■ **TASK OBJECTIVE**:
Begin at the first line of the data and copy each line through the one containing "const yTickLabels = [2.4, 2.6, 2.8, 3.0, 3.2, 3.4];", that line included, with no pictures.

------------------------------------------------

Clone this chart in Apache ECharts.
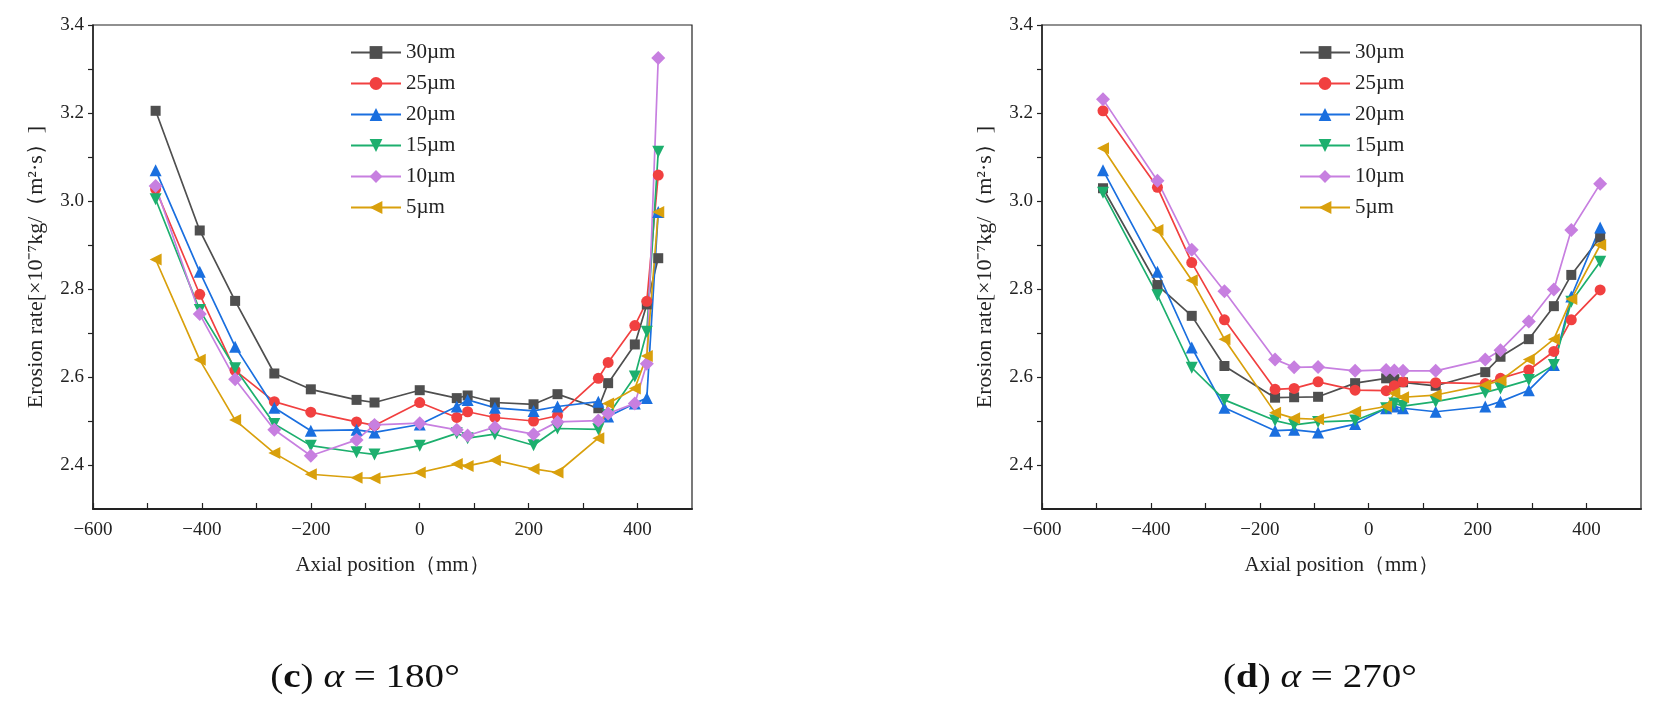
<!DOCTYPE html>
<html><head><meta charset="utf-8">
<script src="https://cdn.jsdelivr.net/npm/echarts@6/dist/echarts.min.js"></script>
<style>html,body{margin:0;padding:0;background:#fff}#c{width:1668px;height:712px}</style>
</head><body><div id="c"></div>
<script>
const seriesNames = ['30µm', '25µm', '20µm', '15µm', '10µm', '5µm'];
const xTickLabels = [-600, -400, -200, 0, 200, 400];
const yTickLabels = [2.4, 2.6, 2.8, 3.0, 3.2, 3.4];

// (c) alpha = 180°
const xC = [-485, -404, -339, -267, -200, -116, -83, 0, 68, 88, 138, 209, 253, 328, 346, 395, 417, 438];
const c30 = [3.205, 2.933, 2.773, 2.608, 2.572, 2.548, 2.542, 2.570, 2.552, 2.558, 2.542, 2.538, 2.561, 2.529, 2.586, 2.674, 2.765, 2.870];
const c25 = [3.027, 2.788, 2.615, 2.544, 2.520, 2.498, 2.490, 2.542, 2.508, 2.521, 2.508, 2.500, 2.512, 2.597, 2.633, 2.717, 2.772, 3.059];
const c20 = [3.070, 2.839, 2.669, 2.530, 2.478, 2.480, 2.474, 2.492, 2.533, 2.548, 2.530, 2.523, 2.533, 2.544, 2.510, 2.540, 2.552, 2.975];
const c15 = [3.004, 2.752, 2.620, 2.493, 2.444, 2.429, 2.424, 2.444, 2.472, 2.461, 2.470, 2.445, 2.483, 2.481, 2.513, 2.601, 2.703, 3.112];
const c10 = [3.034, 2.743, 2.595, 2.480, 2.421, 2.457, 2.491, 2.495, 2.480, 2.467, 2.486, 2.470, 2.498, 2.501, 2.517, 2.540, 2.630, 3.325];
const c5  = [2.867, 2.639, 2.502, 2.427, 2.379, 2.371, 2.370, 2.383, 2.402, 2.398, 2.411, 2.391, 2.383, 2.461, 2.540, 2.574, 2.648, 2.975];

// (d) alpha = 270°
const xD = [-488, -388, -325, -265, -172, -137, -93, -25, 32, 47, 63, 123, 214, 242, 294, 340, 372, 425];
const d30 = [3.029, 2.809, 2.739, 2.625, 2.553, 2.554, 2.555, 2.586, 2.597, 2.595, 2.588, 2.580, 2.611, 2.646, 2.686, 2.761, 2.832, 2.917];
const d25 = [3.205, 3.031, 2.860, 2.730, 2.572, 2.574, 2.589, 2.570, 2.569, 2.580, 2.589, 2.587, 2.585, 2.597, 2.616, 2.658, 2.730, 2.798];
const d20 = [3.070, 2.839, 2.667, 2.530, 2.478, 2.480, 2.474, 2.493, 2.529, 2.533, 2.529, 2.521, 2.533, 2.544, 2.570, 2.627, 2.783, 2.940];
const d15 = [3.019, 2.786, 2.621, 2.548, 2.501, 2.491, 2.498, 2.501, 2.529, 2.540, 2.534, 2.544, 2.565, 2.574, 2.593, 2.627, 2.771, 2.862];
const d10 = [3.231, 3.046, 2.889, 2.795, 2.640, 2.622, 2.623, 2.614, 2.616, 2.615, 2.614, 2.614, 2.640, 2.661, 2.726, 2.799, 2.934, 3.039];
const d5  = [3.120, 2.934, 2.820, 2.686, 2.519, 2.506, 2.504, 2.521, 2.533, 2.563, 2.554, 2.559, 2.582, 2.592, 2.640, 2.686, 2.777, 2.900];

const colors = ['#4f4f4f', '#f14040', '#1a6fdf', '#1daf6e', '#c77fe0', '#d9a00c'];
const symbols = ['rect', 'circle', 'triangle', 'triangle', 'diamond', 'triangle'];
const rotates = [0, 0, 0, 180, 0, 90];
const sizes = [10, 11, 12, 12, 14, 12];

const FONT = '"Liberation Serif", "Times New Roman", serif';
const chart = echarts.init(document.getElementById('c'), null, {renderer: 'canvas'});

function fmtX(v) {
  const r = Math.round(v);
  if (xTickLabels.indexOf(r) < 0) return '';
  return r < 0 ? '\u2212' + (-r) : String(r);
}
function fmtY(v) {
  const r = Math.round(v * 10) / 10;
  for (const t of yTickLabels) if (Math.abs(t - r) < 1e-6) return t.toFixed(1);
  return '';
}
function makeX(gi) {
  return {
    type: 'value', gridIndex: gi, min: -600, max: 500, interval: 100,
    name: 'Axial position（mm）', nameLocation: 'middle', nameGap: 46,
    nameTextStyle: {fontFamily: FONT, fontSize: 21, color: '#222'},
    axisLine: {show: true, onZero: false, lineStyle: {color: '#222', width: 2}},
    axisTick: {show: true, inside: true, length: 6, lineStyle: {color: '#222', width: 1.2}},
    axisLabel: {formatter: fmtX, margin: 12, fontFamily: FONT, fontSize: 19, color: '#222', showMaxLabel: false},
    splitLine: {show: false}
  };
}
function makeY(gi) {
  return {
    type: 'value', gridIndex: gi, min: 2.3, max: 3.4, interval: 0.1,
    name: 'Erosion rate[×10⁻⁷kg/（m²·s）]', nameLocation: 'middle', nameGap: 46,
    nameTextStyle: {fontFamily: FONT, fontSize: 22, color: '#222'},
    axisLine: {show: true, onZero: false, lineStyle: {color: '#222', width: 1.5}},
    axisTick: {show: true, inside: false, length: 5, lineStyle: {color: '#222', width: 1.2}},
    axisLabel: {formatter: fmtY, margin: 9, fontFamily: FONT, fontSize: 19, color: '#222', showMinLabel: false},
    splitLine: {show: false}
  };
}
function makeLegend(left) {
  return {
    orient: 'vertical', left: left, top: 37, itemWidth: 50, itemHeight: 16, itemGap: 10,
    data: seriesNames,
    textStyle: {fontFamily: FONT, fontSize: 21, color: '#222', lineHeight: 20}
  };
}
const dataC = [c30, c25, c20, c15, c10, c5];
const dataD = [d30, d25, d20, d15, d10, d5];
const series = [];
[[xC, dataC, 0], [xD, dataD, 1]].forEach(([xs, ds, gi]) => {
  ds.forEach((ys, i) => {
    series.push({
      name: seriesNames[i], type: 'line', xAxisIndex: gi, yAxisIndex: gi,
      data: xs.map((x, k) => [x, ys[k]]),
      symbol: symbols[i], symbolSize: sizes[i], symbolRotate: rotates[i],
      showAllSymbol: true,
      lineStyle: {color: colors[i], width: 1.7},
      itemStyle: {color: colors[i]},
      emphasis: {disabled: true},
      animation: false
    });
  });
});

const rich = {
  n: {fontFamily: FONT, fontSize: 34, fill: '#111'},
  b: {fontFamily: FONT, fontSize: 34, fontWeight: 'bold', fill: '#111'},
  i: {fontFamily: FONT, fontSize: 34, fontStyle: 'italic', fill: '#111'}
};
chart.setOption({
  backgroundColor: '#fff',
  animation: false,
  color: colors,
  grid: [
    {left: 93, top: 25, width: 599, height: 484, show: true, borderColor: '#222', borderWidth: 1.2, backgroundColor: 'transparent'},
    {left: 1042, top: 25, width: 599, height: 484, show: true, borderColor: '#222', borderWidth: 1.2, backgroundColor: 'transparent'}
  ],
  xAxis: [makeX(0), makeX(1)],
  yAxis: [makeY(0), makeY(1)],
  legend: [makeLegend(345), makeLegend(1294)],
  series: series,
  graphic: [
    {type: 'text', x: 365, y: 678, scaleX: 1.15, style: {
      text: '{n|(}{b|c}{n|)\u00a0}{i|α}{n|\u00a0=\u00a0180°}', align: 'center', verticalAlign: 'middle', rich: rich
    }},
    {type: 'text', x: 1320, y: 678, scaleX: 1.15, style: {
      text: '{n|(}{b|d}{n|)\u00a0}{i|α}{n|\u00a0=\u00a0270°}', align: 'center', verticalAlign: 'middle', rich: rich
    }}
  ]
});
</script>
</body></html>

------------------------------------------------

■ **OUTPUT FOR THIS TASK**:
Clone this chart in Apache ECharts.
<!DOCTYPE html>
<html><head><meta charset="utf-8">
<script src="https://cdn.jsdelivr.net/npm/echarts@6/dist/echarts.min.js"></script>
<style>html,body{margin:0;padding:0;background:#fff}#c{width:1668px;height:712px}</style>
</head><body><div id="c"></div>
<script>
const seriesNames = ['30µm', '25µm', '20µm', '15µm', '10µm', '5µm'];
const xTickLabels = [-600, -400, -200, 0, 200, 400];
const yTickLabels = [2.4, 2.6, 2.8, 3.0, 3.2, 3.4];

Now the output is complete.